A decade of studying exemplary reading teachers reveals that effective instruction cannot be packaged in a common script because such teaching is responsive to children’s needs. Richard L. Allington and colleagues at the National Research Center on English Learning and Achievement have been studying the best elementary school teachers for ten years. They have concluded that effective teachers produce better achievement, no matter what materials or programs they use.
In this long-term study, these researchers studied teachers from schools that reflected the racial, ethnic, and linguistic diversity of the nation and that enrolled substantial numbers of poor children. First- and fourth-grade teachers were observed, interviewed, and videotaped for at least 10 full instructional days. The teachers in the study had been chosen for their effectiveness at developing reading and writing proficiency.
However, the researchers found that these teachers developed students’ academic proficiencies well beyond the ability to score higher on reading and writing achievement tests. Allington sought to provide a clear picture of what exemplary elementary teaching looks like and to challenge school administrators to examine whether their daily practice and long-term planning were designed to foster such teaching. Ten years of study revealed common features of effective elementary instruction.
50 percent of time in reading and writing
Students in effective teachers’ classes often spent 50 percent of the class day actually reading and writing. In typical classrooms it is not unusual to find that children read as little as 10 percent of the day. In many classrooms, a 90-minute reading block may produce only 10 to 15 minutes of actual reading. Allington warns that when “other stuff” dominate instructional time, administrators should be concerned.
“Other stuff” includes test preparation, copying vocabulary definitions, and completing after-reading comprehension worksheets. Exemplary teachers know that extensive reading is critical to developing reading proficiency. Their students do more guided reading, more independent reading, and more social studies and science reading than students in less effective classrooms.
A varied supply of books for different reading levels
Developing readers need much more high-success reading than difficult reading. These teachers realize that the highest-achieving students spend most of their time reading books they find easy — texts they can read accurately, fluently, and with good comprehension–and they consistently make greater gains than average or low-achieving students who are challenged by materials they find difficult.
It is the high-accuracy, fluent, and easily comprehended reading that provides the opportunities to integrate complex skills and strategies into an automatic, independent reading process.

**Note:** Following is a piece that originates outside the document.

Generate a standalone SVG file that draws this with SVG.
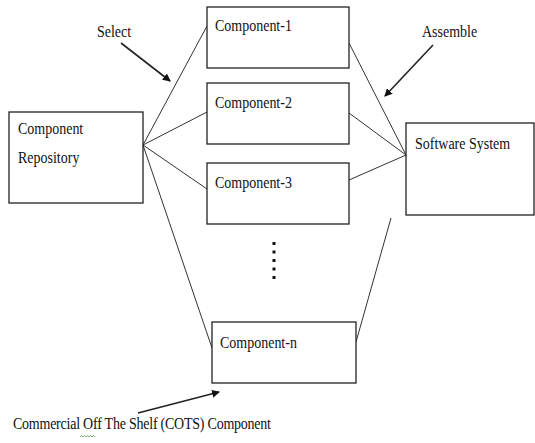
<svg xmlns="http://www.w3.org/2000/svg" width="535" height="443" viewBox="0 0 535 443">
<style>
.box{fill:#fff;stroke:#222;stroke-width:1.3}
text{font-family:'Liberation Serif','DejaVu Serif',serif;font-size:14px;fill:#111}
.ln{stroke:#333;stroke-width:1;fill:none}
.ar{stroke:#222;stroke-width:1.6;fill:none;marker-end:url(#ah)}
</style>
<defs>
<marker id="ah" markerWidth="8" markerHeight="8" refX="7" refY="4" orient="auto" markerUnits="userSpaceOnUse" viewBox="0 0 8 8">
<path d="M0,0 L8,4 L0,8 z" fill="#111"/>
</marker>
</defs>
<rect width="535" height="443" fill="#fff"/>
<g id="connectors">
<line class="ln" x1="143" y1="145" x2="207" y2="26"/>
<line class="ln" x1="143" y1="145" x2="207" y2="112"/>
<line class="ln" x1="143" y1="145" x2="207" y2="189"/>
<line class="ln" x1="143" y1="145" x2="212" y2="348"/>
<line class="ln" x1="349" y1="43" x2="406" y2="155"/>
<line class="ln" x1="349" y1="113" x2="406" y2="155"/>
<line class="ln" x1="349" y1="180" x2="406" y2="155"/>
<line class="ln" x1="356" y1="342" x2="391" y2="218"/>
<line class="ar" x1="121" y1="43" x2="170" y2="81"/>
<line class="ar" x1="433" y1="45" x2="385" y2="96"/>
<line class="ar" x1="138" y1="413" x2="219" y2="392"/>
<line x1="274" y1="242" x2="274" y2="283" stroke="#111" stroke-width="3" stroke-dasharray="3 5.5"/>
</g>
<g id="repo"><rect class="box" x="9" y="112" width="134" height="91"/><text transform="translate(18,134) scale(1,1.25)">Component</text><text transform="translate(18,163) scale(1,1.25)">Repository</text></g>
<g id="c1"><rect class="box" x="207" y="7" width="142" height="61"/><text transform="translate(215,31) scale(1,1.25)">Component-1</text></g>
<g id="c2"><rect class="box" x="207" y="83" width="142" height="61"/><text transform="translate(215,108) scale(1,1.25)">Component-2</text></g>
<g id="c3"><rect class="box" x="207" y="163" width="142" height="61"/><text transform="translate(215,188) scale(1,1.25)">Component-3</text></g>
<g id="cn"><rect class="box" x="212" y="322" width="144" height="61"/><text transform="translate(220,348) scale(1,1.25)">Component-n</text></g>
<g id="sys"><rect class="box" x="406" y="123" width="128" height="92"/><text transform="translate(415,149) scale(1,1.25)">Software System</text></g>
<g id="labels">
<text transform="translate(97,37) scale(1,1.25)">Select</text>
<text transform="translate(422,37) scale(1,1.25)">Assemble</text>
<text transform="translate(13,429) scale(1,1.25)" textLength="258">Commercial Off The Shelf (COTS) Component</text>
<path d="M80,437 l1.5,-1.5 l1.5,1.5 l1.5,-1.5 l1.5,1.5 l1.5,-1.5 l1.5,1.5 l1.5,-1.5 l1.5,1.5 l1.5,-1.5 l1.5,1.5" fill="none" stroke="#4a9a3a" stroke-width="0.8"/>
</g>
</svg>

Many of these teachers spend their own time and money developing classroom libraries that provide a rich supply of reading materials to students at all levels.
Modeling reading and writing strategies
Effective teachers routinely give direct, explicit demonstrations of the cognitive strategies that good readers use when they read. They model their thinking as they decode a word, monitor themselves for understanding, summarize while reading, or edit when composing. They are constantly saying “watch me” or “let me demonstrate.”
These teachers take on the responsibility of crafting explicit demonstrations of skills and strategies that most commercial materials lack. They model these as lessons to the whole class, to targeted small groups, and to individual students in side-by-side instruction. Furthermore, these teachers know how to foster transfer of these strategies from structured practice activities to students’ independent use of them while reading and writing on their own.
Lots of talk in classroom
The nature of talk in these teachers’ classrooms is very different from that observed in more average classes. These teachers foster lots of talk between themselves and students and among students. This talk is purposeful problem-posing and problem-solving talk related to curricular topics.
Teachers’ talk with students is more conversational than interrogational. Teachers and students discuss ideas, concepts, hypotheses, strategies, and responses with one another. Teachers pose more “open” questions. Allington believes that we understand too little about the nature of classroom talk. The talk in exemplary classrooms was highly personalized,
providing targeted replies to students.
Give longer assignments
These teachers develop projects that often take 10 days or more to complete. Students read whole books, complete individual and small-group research projects, and work on tasks that integrate several content areas. Far fewer worksheet-type tasks are assigned.
These students are also more often engaged and less often off-task than students in other classrooms. Tasks assigned by teachers often involve student choice, although students do not have an unlimited range of task or topic choices. The diversity of students’ work also makes it more difficult for students to rank each other’s work as best or worst. Both these factors appear to increase motivation.
Allington warns of oversimplifying the complex nature of good teaching. He states that these traits seen in highly effective teachers’ classrooms interact in complex ways to support student learning. He emphasizes that proven programs or specific curricula will never produce reading proficiency on their own.
The teachers he studied took on the responsibility for their students’ achievement. They seemed to feel no particular pressure from state testing schemes, perhaps because their students performed so well. They were highly autonomous and highly accountable for what happened in their classrooms.
They were the architects of the instruction they offered and felt responsible for the outcomes. These teachers accepted the professional responsibility for developing high levels of reading proficiency but insisted on the autonomy to act on their expertise.
“What I’ve Learned About Effective Reading Instruction” Phi Delta Kappan Volume 83, Number 10, June 2002 Pp. 740-747.